Conor Gearty in his Hamlyn lecture 2005 ‘Can Human Rights Survive’ (at 56-57) expressed the following view:

 

 

 “In this current age of doubt, with cruelty abundant in the gaps left in our culture by the abandonment of all our truths, and with the retreat of our soldiers of certainty swelling into a panicked stampede, we have reached the point where we should now admit that human kind simply cannot cope with too much unreality. We need truths - especially if they are true but also even if we have to make them up. It is not enough to leave everything to sentiment - our better selves need more help than a few recommended readings, a movie or two, and a deft capacity to dodge unpleasant conversations. Our culture is simply not up to jettisoning so much of the past while holding out such intangible and unsupported hope for the future. And if the good guys give up on the language of human rights, the others - less principled, differently motivated - will fill the words with a bleaker kind of meaning…The term ‘human rights’ is the phrase we use when we are trying to describe decency in our post-philosophical world.
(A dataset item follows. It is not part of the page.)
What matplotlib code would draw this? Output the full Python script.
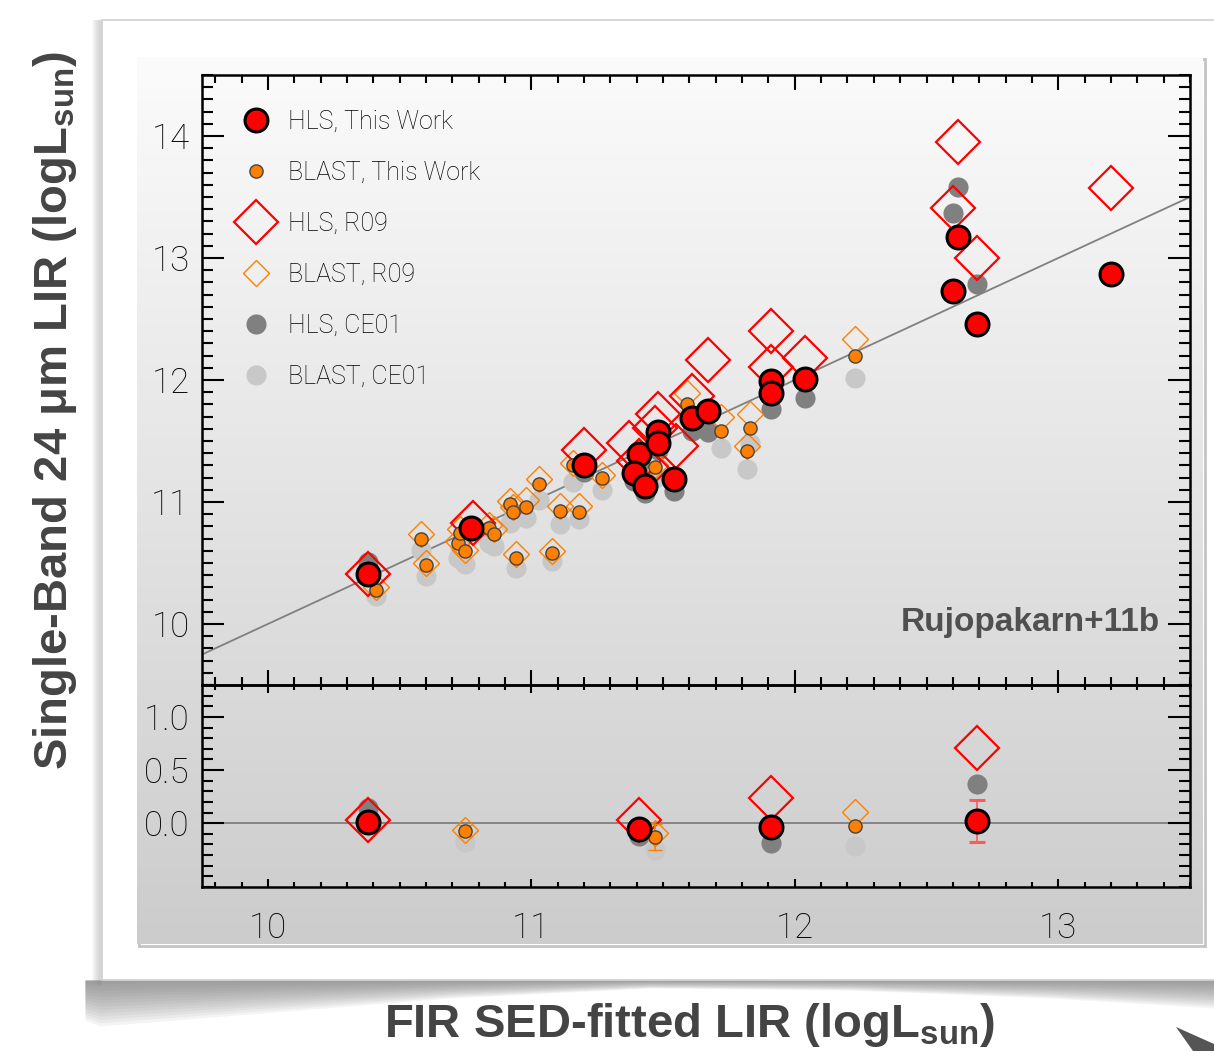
import numpy as np
import matplotlib
matplotlib.use("Agg")
import matplotlib.pyplot as plt
from matplotlib.ticker import MultipleLocator, FixedLocator

# ---- data: top panel (single-band 24um LIR vs FIR SED-fitted LIR) ----
hls_tw_x = [10.38, 10.77, 11.20, 11.41, 11.39, 11.43, 11.48, 11.48, 11.54, 11.61,
            11.67, 11.91, 11.91, 12.04, 12.60, 12.62, 12.69, 13.20]
hls_tw_y = [10.41, 10.79, 11.30, 11.39, 11.24, 11.13, 11.57, 11.48, 11.19, 11.69,
            11.75, 11.99, 11.89, 12.01, 12.73, 13.17, 12.46, 12.87]

hls_r09_x = [10.38, 10.78, 11.20, 11.37, 11.41, 11.44, 11.47, 11.48, 11.55, 11.61,
             11.67, 11.91, 11.91, 12.04, 12.60, 12.62, 12.69, 13.20]
hls_r09_y = [10.41, 10.83, 11.43, 11.48, 11.34, 11.28, 11.61, 11.72, 11.46, 11.87,
             12.16, 12.40, 12.11, 12.18, 13.41, 13.95, 13.00, 13.57]

hls_ce_x = [10.38, 10.77, 11.20, 11.41, 11.39, 11.43, 11.48, 11.54, 11.61, 11.67,
            11.91, 12.04, 12.60, 12.62, 12.69]
hls_ce_y = [10.51, 10.76, 11.25, 11.32, 11.17, 11.07, 11.43, 11.09, 11.58, 11.57,
            11.76, 11.85, 13.37, 13.58, 12.79]

blast_x = [10.41, 10.58, 10.60, 10.72, 10.75, 10.73, 10.84, 10.86, 10.92, 10.93,
           10.98, 10.94, 11.03, 11.11, 11.18, 11.08, 11.16, 11.27, 11.47, 11.59,
           11.72, 11.83, 11.82, 12.23]
blast_tw_y = [10.28, 10.70, 10.48, 10.66, 10.60, 10.75, 10.79, 10.74, 10.98, 10.92,
              10.96, 10.54, 11.15, 10.93, 10.92, 10.58, 11.30, 11.20, 11.29, 11.80,
              11.58, 11.61, 11.42, 12.20]
blast_r09_y = [10.30, 10.74, 10.50, 10.68, 10.61, 10.78, 10.81, 10.78, 11.01, 10.96,
               11.02, 10.57, 11.19, 10.97, 10.97, 10.60, 11.32, 11.22, 11.30, 11.89,
               11.70, 11.72, 11.46, 12.34]
blast_ce_y = [10.23, 10.61, 10.39, 10.54, 10.49, 10.62, 10.66, 10.64, 10.83, 10.86,
              10.87, 10.46, 11.02, 10.82, 10.86, 10.52, 11.16, 11.10, 11.20, 11.70,
              11.44, 11.48, 11.27, 12.02]

# ---- data: bottom panel (residuals) ----
res_hls_x = [10.38, 11.41, 11.91, 12.69]
res_hls_tw = [0.01, -0.05, -0.04, 0.02]
res_hls_r09 = [0.03, 0.03, 0.24, 0.71]
res_hls_ce = [0.14, -0.12, -0.19, 0.37]
res_hls_err = [0.0, 0.0, 0.0, 0.20]

res_blast_x = [10.75, 11.47, 12.23]
res_blast_tw = [-0.07, -0.13, -0.03]
res_blast_r09 = [-0.06, -0.09, 0.11]
res_blast_ce = [-0.18, -0.25, -0.21]
res_blast_err = [0.05, 0.12, 0.0]

res_yticks = [0.0, 0.5, 1.0]

W, H = 1214, 1051
RED, ORANGE, DGRAY, LGRAY = "#ff0000", "#ff8000", "#808080", "#c8c8c8"
LABELFONT = dict(family="Liberation Sans", weight="bold", color="#444444")

plt.rcParams["mathtext.fontset"] = "custom"
plt.rcParams["mathtext.rm"] = "Liberation Sans:bold"

fig = plt.figure(figsize=(W / 100, H / 100), dpi=100)
fig.patch.set_facecolor("white")

# ---- background "card" decoration (pixel coords) ----
bg = fig.add_axes([0, 0, 1, 1], zorder=-10)
bg.axis("off")

# shadow under the card
sx = np.array([85, 100, 250, 450, 650, 850, 1050, 1214])
sb = np.array([1020, 1026, 1014, 998, 988, 990, 998, 1008])
for k in range(14):
    f = 1 - k / 14
    bg.fill_between(sx, 980, 980 + (sb - 980) * f, color="#707070", alpha=0.07, lw=0)
# shadow on the left edge of the card
for k in range(8):
    bg.fill_between([92 + k, 102], 20, 985, color="#909090", alpha=0.05, lw=0)
bg.add_patch(plt.Rectangle((102, 20), 1130, 960, facecolor="white",
                           edgecolor="#cfcfcf", lw=1.2))
# inner gradient panel
grad = np.linspace(0.985, 0.80, 256).reshape(-1, 1)
bg.add_patch(plt.Rectangle((139, 59), 1066, 887, facecolor="none",
                           edgecolor="#c4c4c4", lw=2.0))
bg.imshow(np.dstack([grad, grad, grad]), extent=(137, 1203, 944, 57),
          aspect="auto", zorder=2)
# page corner
bg.add_patch(plt.Polygon([(1176, 1027), (1214, 1044), (1214, 1051), (1193, 1051)],
                         color="#555555", lw=0))
bg.set_xlim(0, W)
bg.set_ylim(H, 0)

# ---- axes ----
L, R = 202, 1190
ax = fig.add_axes([L / W, 1 - 685 / H, (R - L) / W, 610 / H])
axr = fig.add_axes([L / W, 1 - 887 / H, (R - L) / W, 202 / H], sharex=ax)
for a in (ax, axr):
    a.patch.set_alpha(0)
    for s in a.spines.values():
        s.set_linewidth(1.8)

xlim = (9.75, 13.5)
ax.plot(xlim, xlim, color="#808080", lw=1.3, zorder=1)
axr.axhline(0, color="#808080", lw=1.3, zorder=1)

ax.plot(blast_x, blast_ce_y, "o", ms=14.5, color=LGRAY, mew=0, label="BLAST, CE01", zorder=2)
ax.plot(hls_ce_x, hls_ce_y, "o", ms=14.5, color=DGRAY, mew=0, label="HLS, CE01", zorder=3)
ax.plot(blast_x, blast_r09_y, "D", ms=13.7, mfc="none", mec=ORANGE, mew=1.0,
        label="BLAST, R09", zorder=4)
ax.plot(hls_r09_x, hls_r09_y, "D", ms=22, mfc="none", mec=RED, mew=1.6,
        label="HLS, R09", zorder=5)
ax.plot(blast_x, blast_tw_y, "o", ms=9.5, mfc=ORANGE, mec="#444444", mew=1.0,
        label="BLAST, This Work", zorder=6)
ax.plot(hls_tw_x, hls_tw_y, "o", ms=16.5, mfc=RED, mec="black", mew=2.2,
        label="HLS, This Work", zorder=7)

# residual panel
axr.plot(res_blast_x, res_blast_ce, "o", ms=14.5, color=LGRAY, mew=0, zorder=2)
axr.plot(res_hls_x, res_hls_ce, "o", ms=14.5, color=DGRAY, mew=0, zorder=3)
axr.plot(res_blast_x, res_blast_r09, "D", ms=13.7, mfc="none", mec=ORANGE, mew=1.0, zorder=4)
axr.plot(res_hls_x, res_hls_r09, "D", ms=22, mfc="none", mec=RED, mew=1.6, zorder=5)
axr.errorbar(res_blast_x, res_blast_tw, yerr=res_blast_err, fmt="o", ms=9.5,
             mfc=ORANGE, mec="#444444", mew=1.0, ecolor=ORANGE, elinewidth=1.2,
             capsize=5, capthick=1.2, zorder=6)
axr.errorbar(res_hls_x, res_hls_tw, yerr=res_hls_err, fmt="o", ms=16.5,
             mfc=RED, mec="black", mew=2.2, ecolor="#ff5a5a", elinewidth=1.2,
             capsize=6, capthick=1.2, zorder=7)

ax.set_xlim(*xlim)
ax.set_ylim(9.5, 14.5)
axr.set_ylim(-0.6, 1.3)

ax.xaxis.set_major_locator(MultipleLocator(1))
ax.xaxis.set_minor_locator(MultipleLocator(0.1))
ax.yaxis.set_major_locator(MultipleLocator(1))
ax.yaxis.set_minor_locator(MultipleLocator(0.1))
axr.yaxis.set_major_locator(FixedLocator(res_yticks))
axr.yaxis.set_minor_locator(MultipleLocator(0.1))
axr.yaxis.set_major_formatter(plt.FormatStrFormatter("%.1f"))

for a, xl in ((ax, (11, 6)), (axr, (6, 3.5))):
    a.tick_params(which="both", direction="in", top=True, right=True, width=1.5,
                  labelsize=25, colors="black")
    a.tick_params(axis="y", which="major", length=16, pad=9)
    a.tick_params(axis="y", which="minor", length=8)
    a.tick_params(axis="x", which="major", length=xl[0], pad=18)
    a.tick_params(axis="x", which="minor", length=xl[1])
    for t in a.get_xticklabels() + a.get_yticklabels():
        t.set_fontfamily("Roboto")
        t.set_fontweight("light")
ax.tick_params(labelbottom=False)

handles, labels = ax.get_legend_handles_labels()
order = ["HLS, This Work", "BLAST, This Work", "HLS, R09", "BLAST, R09",
         "HLS, CE01", "BLAST, CE01"]
hmap = dict(zip(labels, handles))
ax.legend([hmap[k] for k in order], order, loc="upper left", frameon=False,
          numpoints=1, handlelength=1.5, handletextpad=0.55, labelspacing=1.08,
          borderaxespad=0.6, borderpad=0.8,
          prop=dict(family="Roboto", weight="light", size=18))

ax.text(0.9696, 0.103, "Rujopakarn+11b", transform=ax.transAxes, ha="right",
        va="center", fontsize=24, fontweight="bold", family="Liberation Sans",
        color="#505050")

fig.text(55 / W, 1 - 410 / H, r"Single-Band 24 μm LIR (logL$_{\rm sun}$)",
         rotation=90, ha="center", va="center", fontsize=34, **LABELFONT)
fig.text(690 / W, 1 - 1025 / H, r"FIR SED-fitted LIR (logL$_{\rm sun}$)",
         ha="center", va="center", fontsize=34, **LABELFONT)

fig.savefig("out.png", dpi=100)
It provides a link with the better part of our past while guiding us towards the finer features of our future.”    

 

 

 

That latter - providing a link with the past and guiding us towards a finer future - seems to me to exemplify the work of Samantha Power.

 

 

 

 

 

Praehonorabilis Vice-Cancellarie, totaque universitas.

 

 

Praesento vobis hanc meam filiam, quam scio tam moribus quam doctrina habilem et idoneam esse quae admittatur, honoris causa, ad gradum Doctoratus in utroque Jure, tam Civili quam Canonico, idque tibi fide mea testur ac spondeo totique Academiae.